» **REQUEST**: Give the material once more, word for word, without any images.

» **DATA EXTRACT**:
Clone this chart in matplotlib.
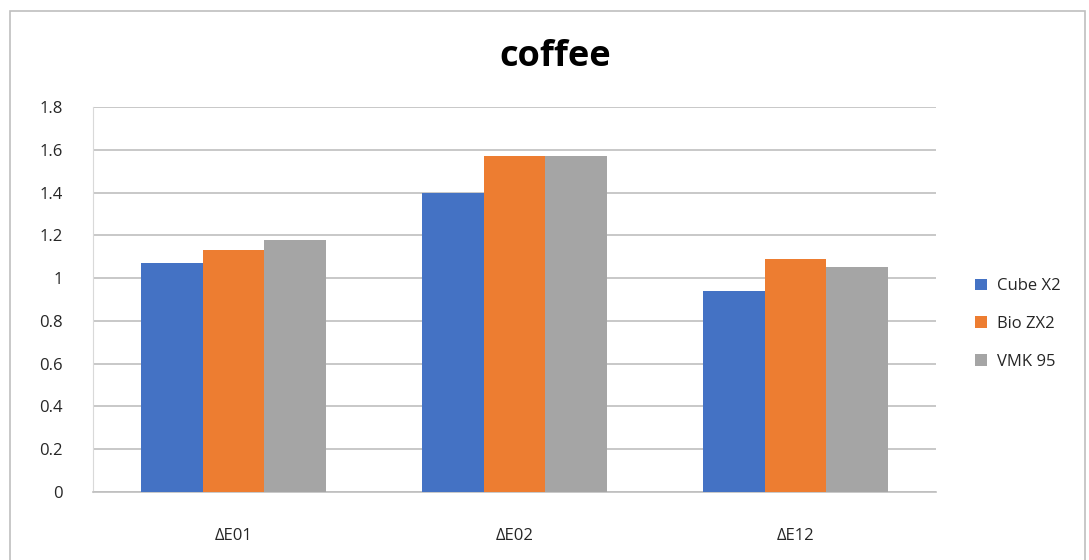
import numpy as np
import matplotlib.pyplot as plt
from matplotlib.patches import Rectangle

categories = ['ΔE01', 'ΔE02', 'ΔE12']
series_names = ['Cube X2', 'Bio ZX2', 'VMK 95']
cube_x2 = [1.07, 1.40, 0.94]
bio_zx2 = [1.13, 1.57, 1.09]
vmk_95 = [1.18, 1.57, 1.05]
colors = ['#4472C4', '#ED7D31', '#A5A5A5']
y_ticks = [0, 0.2, 0.4, 0.6, 0.8, 1, 1.2, 1.4, 1.6, 1.8]
y_tick_labels = ['0', '0.2', '0.4', '0.6', '0.8', '1', '1.2', '1.4', '1.6', '1.8']


def main():
    plt.rcParams['font.family'] = ['Open Sans', 'DejaVu Sans']
    fig = plt.figure(figsize=(10.89, 5.6), dpi=100)

    # outer chart border
    fig.patches.append(Rectangle((10 / 1089, -0.1), 1075 / 1089, 1.08,
                                 transform=fig.transFigure, fill=False,
                                 edgecolor='#BFBFBF', linewidth=1.2))

    ax = fig.add_axes([93 / 1089, 1 - 492 / 560, 843 / 1089, 385 / 560])
    x = np.arange(len(categories))
    width = 0.22
    for i, (name, vals) in enumerate(zip(series_names, [cube_x2, bio_zx2, vmk_95])):
        ax.bar(x + (i - 1) * width, vals, width, color=colors[i], label=name, zorder=3)

    ax.set_xlim(-0.5, 2.5)
    ax.set_ylim(0, 1.8)
    ax.set_yticks(y_ticks)
    ax.set_yticklabels(y_tick_labels)
    ax.set_xticks(x)
    ax.set_xticklabels(categories)
    ax.tick_params(axis='both', length=0, labelsize=12, colors='#262626')
    ax.tick_params(axis='y', pad=22)
    ax.tick_params(axis='x', pad=26)
    ax.grid(axis='y', color='#BFBFBF', linewidth=1.2, zorder=0)
    for s in ['top', 'right']:
        ax.spines[s].set_visible(False)
    ax.spines['left'].set_color('#D9D9D9')
    ax.spines['bottom'].set_color('#BFBFBF')
    ax.spines['bottom'].set_linewidth(1.2)

    fig.text(555 / 1089, 1 - 57 / 560, 'coffee', ha='center', va='center',
             fontsize=26, fontweight='bold', color='black')

    leg = ax.legend(loc='center left', bbox_to_anchor=(960 / 1089, 1 - 324 / 560),
                    bbox_transform=fig.transFigure, frameon=False, fontsize=12,
                    handlelength=0.7, handleheight=0.7, handletextpad=0.6,
                    labelspacing=1.3)
    for t in leg.get_texts():
        t.set_color('#262626')

    fig.savefig('out.png', dpi=100)


if __name__ == '__main__':
    main()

» **TASK ANSWER**:
Clone this chart in matplotlib.
import numpy as np
import matplotlib.pyplot as plt
from matplotlib.patches import Rectangle

categories = ['ΔE01', 'ΔE02', 'ΔE12']
series_names = ['Cube X2', 'Bio ZX2', 'VMK 95']
cube_x2 = [1.07, 1.40, 0.94]
bio_zx2 = [1.13, 1.57, 1.09]
vmk_95 = [1.18, 1.57, 1.05]
colors = ['#4472C4', '#ED7D31', '#A5A5A5']
y_ticks = [0, 0.2, 0.4, 0.6, 0.8, 1, 1.2, 1.4, 1.6, 1.8]
y_tick_labels = ['0', '0.2', '0.4', '0.6', '0.8', '1', '1.2', '1.4', '1.6', '1.8']


def main():
    plt.rcParams['font.family'] = ['Open Sans', 'DejaVu Sans']
    fig = plt.figure(figsize=(10.89, 5.6), dpi=100)

    # outer chart border
    fig.patches.append(Rectangle((10 / 1089, -0.1), 1075 / 1089, 1.08,
                                 transform=fig.transFigure, fill=False,
                                 edgecolor='#BFBFBF', linewidth=1.2))

    ax = fig.add_axes([93 / 1089, 1 - 492 / 560, 843 / 1089, 385 / 560])
    x = np.arange(len(categories))
    width = 0.22
    for i, (name, vals) in enumerate(zip(series_names, [cube_x2, bio_zx2, vmk_95])):
        ax.bar(x + (i - 1) * width, vals, width, color=colors[i], label=name, zorder=3)

    ax.set_xlim(-0.5, 2.5)
    ax.set_ylim(0, 1.8)
    ax.set_yticks(y_ticks)
    ax.set_yticklabels(y_tick_labels)
    ax.set_xticks(x)
    ax.set_xticklabels(categories)
    ax.tick_params(axis='both', length=0, labelsize=12, colors='#262626')
    ax.tick_params(axis='y', pad=22)
    ax.tick_params(axis='x', pad=26)
    ax.grid(axis='y', color='#BFBFBF', linewidth=1.2, zorder=0)
    for s in ['top', 'right']:
        ax.spines[s].set_visible(False)
    ax.spines['left'].set_color('#D9D9D9')
    ax.spines['bottom'].set_color('#BFBFBF')
    ax.spines['bottom'].set_linewidth(1.2)

    fig.text(555 / 1089, 1 - 57 / 560, 'coffee', ha='center', va='center',
             fontsize=26, fontweight='bold', color='black')

    leg = ax.legend(loc='center left', bbox_to_anchor=(960 / 1089, 1 - 324 / 560),
                    bbox_transform=fig.transFigure, frameon=False, fontsize=12,
                    handlelength=0.7, handleheight=0.7, handletextpad=0.6,
                    labelspacing=1.3)
    for t in leg.get_texts():
        t.set_color('#262626')

    fig.savefig('out.png', dpi=100)


if __name__ == '__main__':
    main()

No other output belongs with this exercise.